45. She’s the cat’s mother
Meaning: often used to rebuke someone. Most often used when a mother is called “she” in a conversation. Sometimes seen as being a disrespectful way of being addressed, giving rise to a response of “whose SHE, the cats mother”.
Yet More Cat Idioms 46 to 50
46. See which way the cat jumps
A way of saying that you should wait until you see how things develop or progress before committing yourself to a course of action.
47. Walk like a cat on eggs
Meaning: to take great care and consideration over something.
48. Wanton kittens make sober cats
Refers to people who in their younger days may act wildly or without restraint, often learn to their cost that this behaviour is inappropriate in later life.
49. Weak as a kitten
A way describing someone who is fragile or feeble.
50. While the cats away the mice will play
Meaning: That people left unsupervised will do / act as they please. That they will take advantage of the situation.
Questions & Answers
- Helpful 3
What does the expression, like a hairless cat mean?
An interesting question. There aren't any specific idioms or phrases that I am aware of that explain this definitively. I suspect that this expression is one that being newly developed and may well become embedded in our language alongside other idioms and phrases over time. Currently, I believe that the expression is used in relation to the unique look of a hairless cat and is a way of saying that something or someone has an unusual look, probably not conforming to the normal accepted standards or rules.

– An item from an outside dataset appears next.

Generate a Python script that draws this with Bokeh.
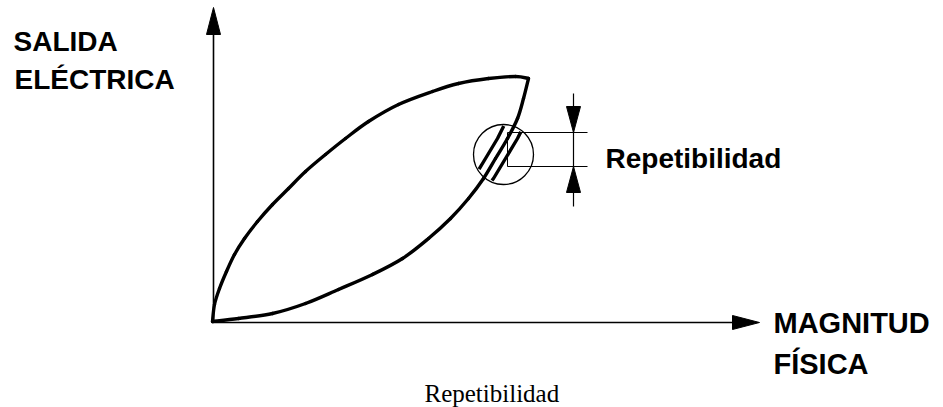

What does the expression, "the bee's knees and the cat's whiskers" mean?
The expression is used as a way of saying that something or someone is outstandingly good. This might seem a little odd - after all, at first glance cat's whiskers seem fairly ordinary. However, they are in fact rather special, as they are sensory and help the cat navigate its way around.
Interestingly, the expression Bee's knees, when first used back in the 18th century, was used to refer to something very small or insignificant. It's meaning changed to that used today sometime around the early 20th century. This is another example of how language is always evolving.